Is wdm_write() called so frequently (e.g. 1000 times per one second) ?

> 2. introduce a race with every timer a task is running

What is estimated response time from usb_submit_urb() to wdm_out_callback() ?
Can it be many seconds?

I didn't try your patches at https://lkml.kernel.org/r/1593078968.28236.15.camel@suse.com
because it seems to me that your patch does not answer my 3 concerns:

(1) wdm_flush() says
    
            /* cannot dereference desc->intf if WDM_DISCONNECTING */
            if (test_bit(WDM_DISCONNECTING, &desc->flags))
                    return -ENODEV;
            if (desc->werr < 0)
                    dev_err(&desc->intf->dev, "Error in flush path: %d\n",
                            desc->werr);

    but it seems to me that nothing guarantees that test_bit(WDM_DISCONNECTING) == false
    indicates dereferencing desc->intf->dev is safe, for wdm_flush() tests WDM_DISCONNECTING
    without any lock whereas wdm_disconnect() sets WDM_DISCONNECTING under wdm_mutex and
    desc->iuspin held. It might be safe to dereference from wdm_release() which holds wdm_mutex.

(2) If wait_event() in wdm_flush() might fail to wake up (due to close() dependency
    problem this crash report is focusing on), wait_event_interruptible() in wdm_write() might
    also fail to wake up (unless interrupted) due to the same dependency. Then, why can't we
    wait for completion of wdm_out_callback() (with reasonable timeout) inside wdm_write() ?

(3) While wdm_flush() waits for clearing of WDM_IN_USE using wait_event(), concurrently
    executed wdm_write() also waits for clearing of WDM_IN_USE using wait_event_interruptible(),
    and wdm_write() can immediately set WDM_IN_USE again as soon as returning from
    wait_event_interruptible() even if somebody was already waiting at wdm_flush() to clear
    WDM_IN_USE.

    That is, wait_event() in wdm_flush() does not know whether there is usb_submit_urb()
    request which is started after wait_event() found that WDM_IN_USE was cleared. Then,
    why does this wait_event() in wdm_flush() want to flush which current thread might not
    have issued?

Current thread synchronously waits for completion of wdm_out_callback() issued by current
thread's usb_submit_urb() request might make sense. But how much value is there for current
thread waits for completion of wdm_out_callback() issued by other thread's usb_submit_urb()
request? Multiple threads can use the same "desc" pointer, and trying to flush upon close()
by each thread using that "desc" pointer...
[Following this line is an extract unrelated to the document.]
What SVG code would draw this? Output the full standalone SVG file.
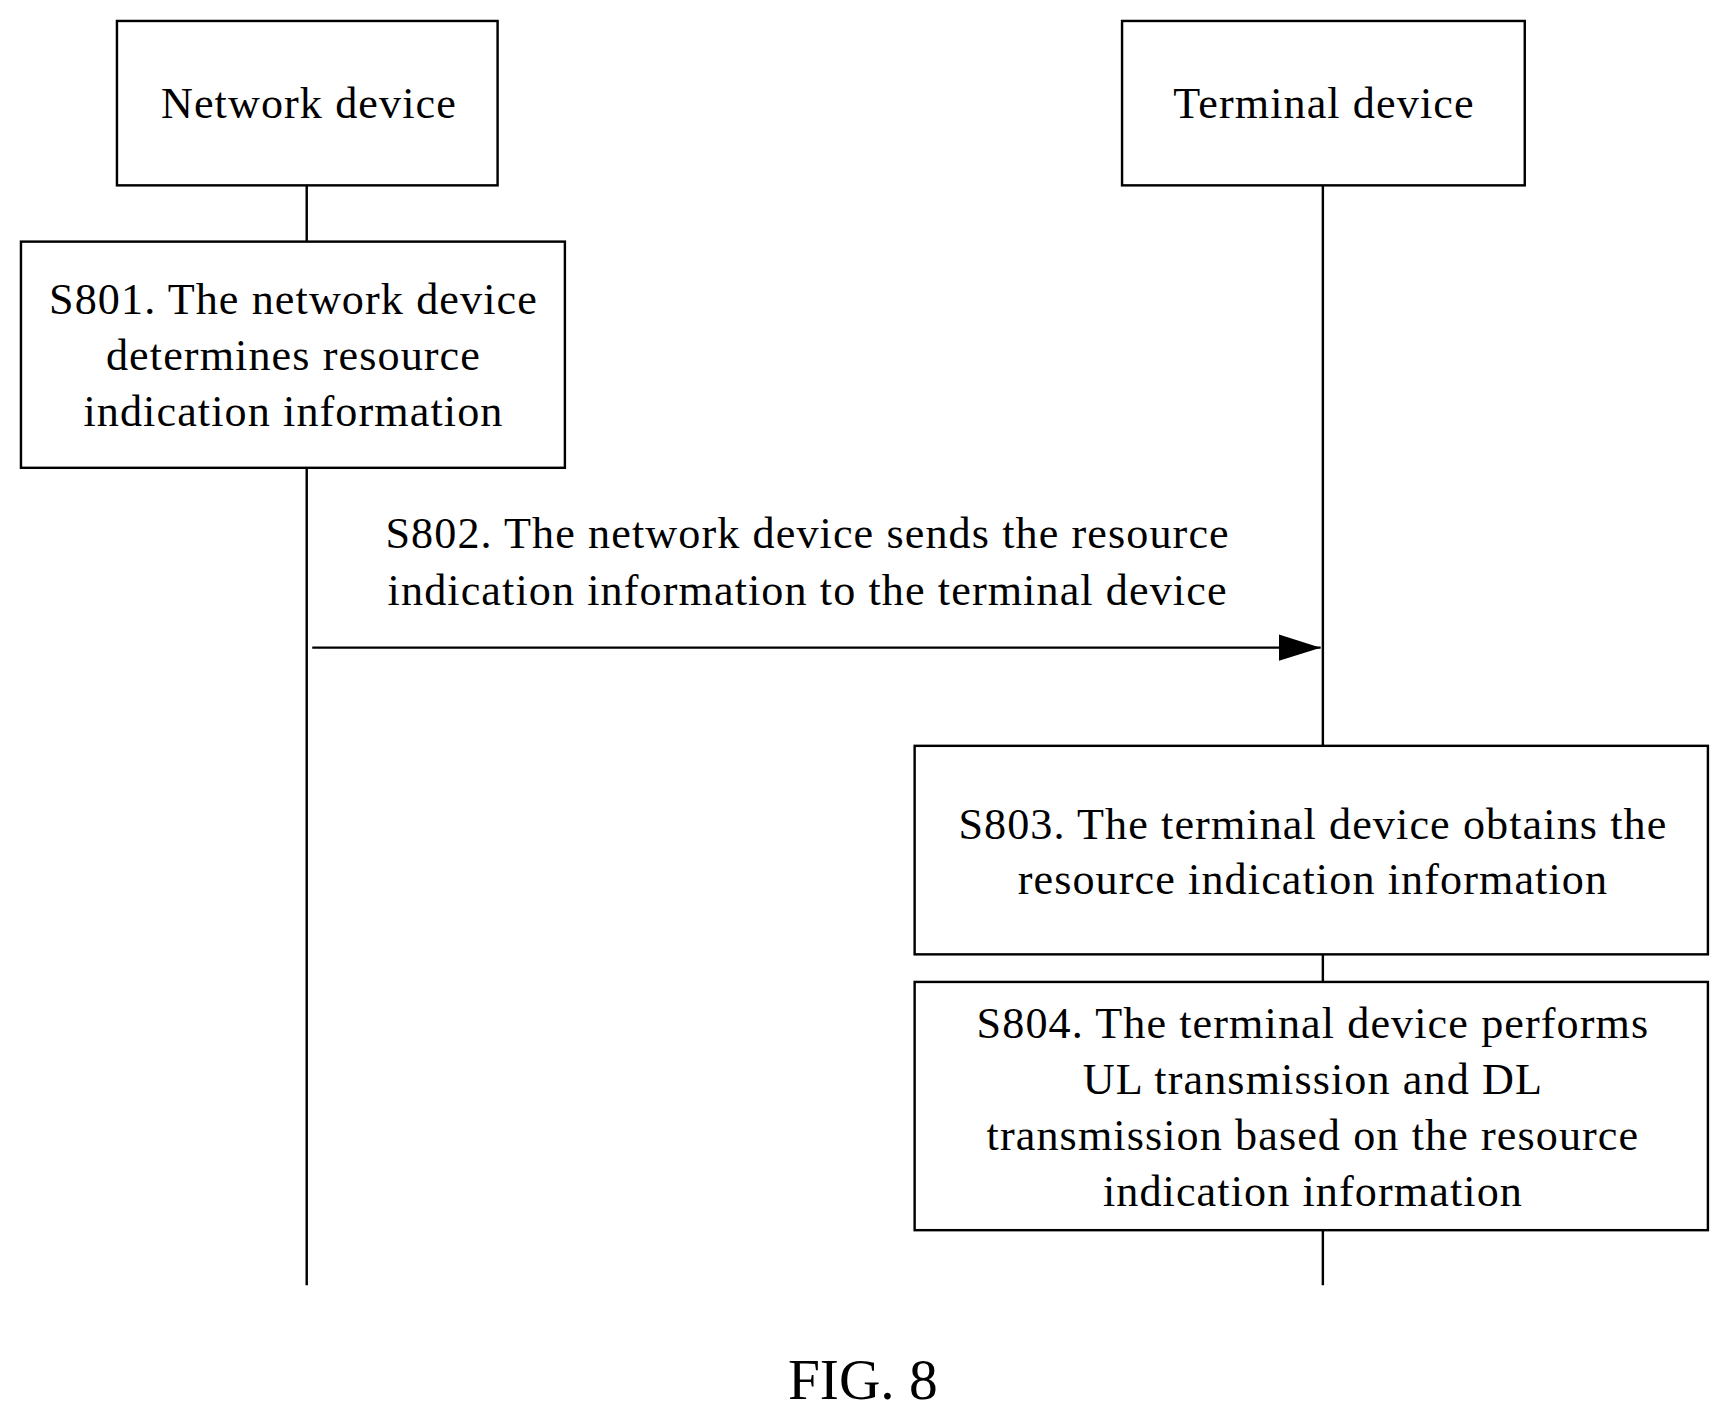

If synchronous waiting harms performance so much, do we want to know the error at all?
wdm_write() already returned success (the number of bytes passed to write()). And there is
no guarantee that the error code which current thread will receive from wmd_flush()
corresponds with a request current thread has issued?

I'm skeptical about the value of trying to synchronously return an error code for
wmd_write() request to the caller. I'm really inclined to remove wdm_flush() completely.